Comparison and evaluation of laboratory test techniques for severe fever with thrombocytopenia syndrome
10.3760/cma.j.issn.1003-9279.2018.01.008
- VernacularTitle: 发热伴血小板减少综合征实验室检测技术应用评价研究
- Author:
Xiaolin JIANG
1
;
Xiaomei ZHANG
;
Bo PANG
;
Dapeng SUN
;
Xianjun WANG
;
Shujun DING
Author Information
1. Department of Viral Disease Control and Prevention, Shandong Provincial Center for Disease Control and Prevention, Jinan 250014, China
- Publication Type:Journal Article
- Keywords:
Severe fever with thrombocytopenia syndrome;
SFTS virus;
Nucleic acids;
Antibodies;
Real-time fluorescent quantitative PCR;
Enzyme-linked immunosorbent assay
- From:
Chinese Journal of Experimental and Clinical Virology
2018;32(1):38-42
- CountryChina
- Language:Chinese
-
Abstract:
Objective:Compare the detection result of blood samples of severe fever with thrombocytopenia syndrome (SFTS) patients using different detection techniques, and observe the dynamic characteristics of the virus specific RNA, IgM antibody and IgG antibody, to provide theoretical basis for selection of diagnostic methods of disease.
Methods:Acute phase serum of suspected SFTS cases and convalescent serum samples of lab-confirmed cases were collected.

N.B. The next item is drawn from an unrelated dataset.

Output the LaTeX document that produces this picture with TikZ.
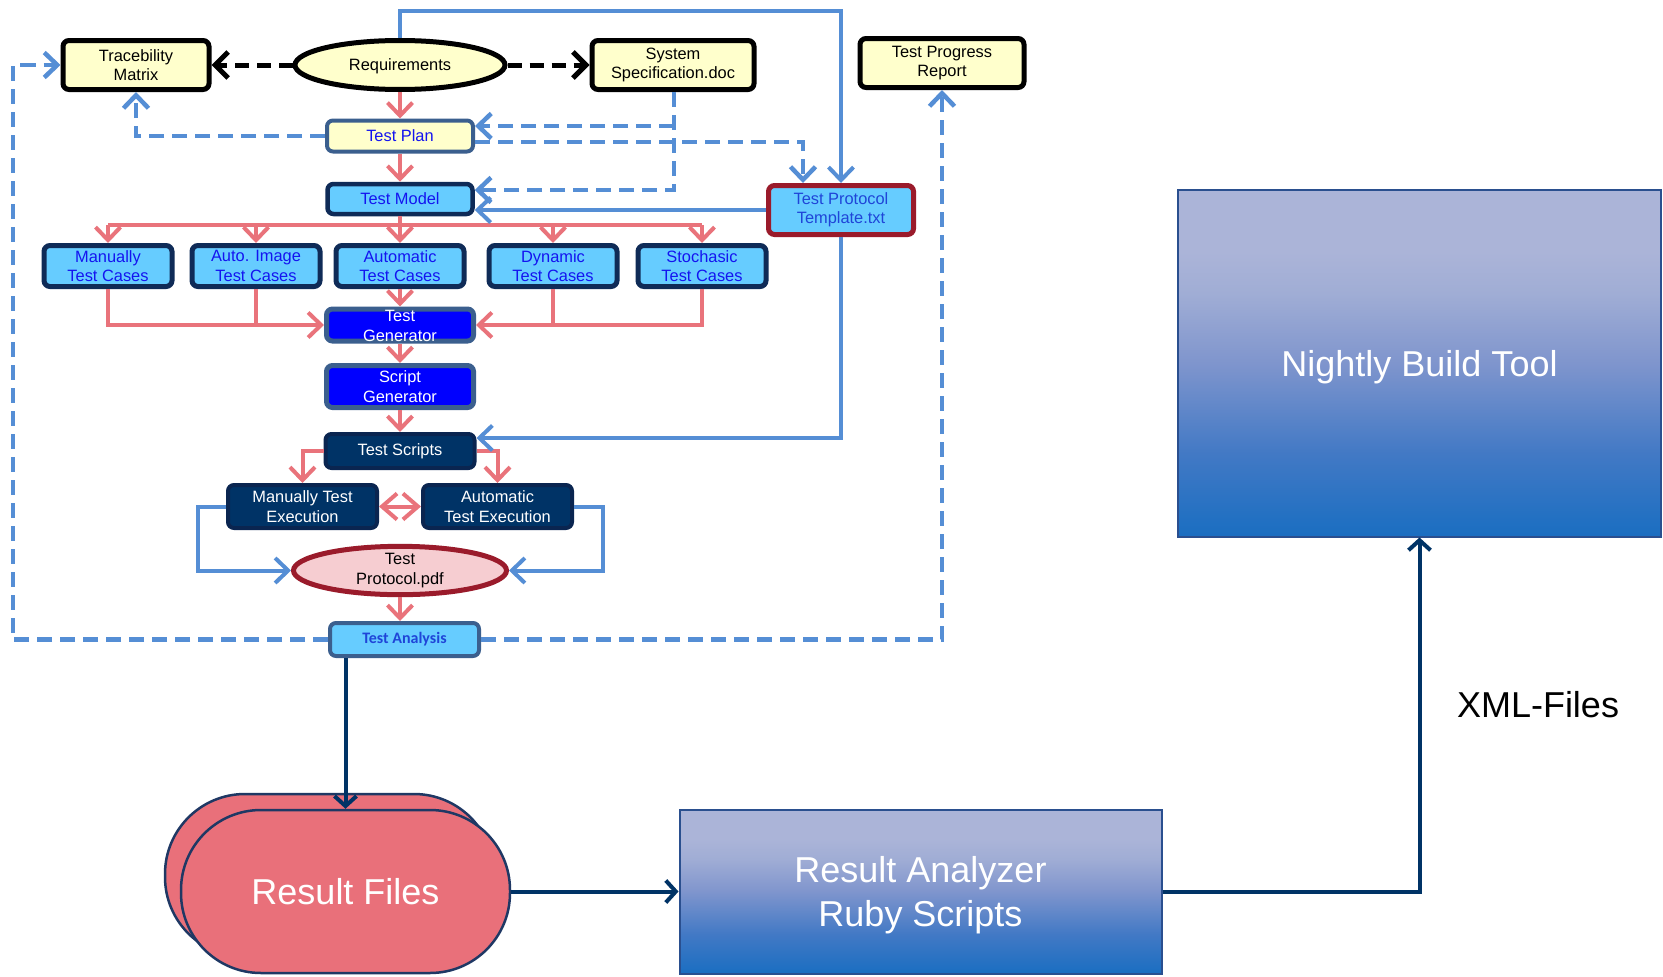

Real-time fluorescence quantitative PCR and enzyme-linked immunosorbent assay (ELISA) were used to detect the virus specific RNA, IgM antibody and IgG antibody. The detection results of different methods, the relationship between positive results and the acquisition time, and the dynamic characteristics of viral nucleic acid and antibodies were analyzed.
Results:A total of 87 serum samples of the suspected SFTS patients were collected, the positive rate of virus specific RNA, IgM antibody and IgG antibody were 53.41%, 31.03% and 3.41%, respectively. Among 55 confirmed cases of SFTS, the consistent rate of virus specific RNA and IgM antibody detection methods was 36.36%, and the difference between the two methods was significant (χ2=6.82, P=0.009), kappa=-0.257. The sampling intervals of RNA positive samples were all within 12 days, of which the positive detection rate was highest after 7-9 days, and the difference was statistically significant (χ2=10.35, P=0.016). In 34 SFTS convalescent serum samples, all the nucleic acid tests were negative, the positive rate of IgM antibody was 41.18%, which was not significantly different from the acute phase serum samples (P=1.00). The positive rate of IgG antibody was 94.12%, which was significantly higher than that of acute IgG antibody (0%). The dynamic characteristics of IgM and IgG antibody showed that IgM antibody could be detected on the second day after onset, the latest detection time was 74 days after onset, and the highest absorbance value and antibody detection rate occurred in 30-60 days. The earliest detection time of IgG antibody was 12 days after onset, and the last detection time was 100 days.The detection rate of IgG antibody and absorbance value increased rapidly after 30 days, and maintained in a high level. The detection rate of IgG antibody was 100% in 30-60 days.
Conclusions:Blood samples taken from SFTS suspected patients within two weeks of onset may be prioritized for detection of viral nucleic acids using Real-time fluorescence PCR or for detection of IgM antibodies by ELISA. Although IgM antibody can be detected 2 days after the onset, the peak appeared much later, so the negative result can’t rule out the diagnosis. IgG antibody has a high seroconversion rate in convalescent samples, and can be used as an auxiliary tool for disease diagnosis.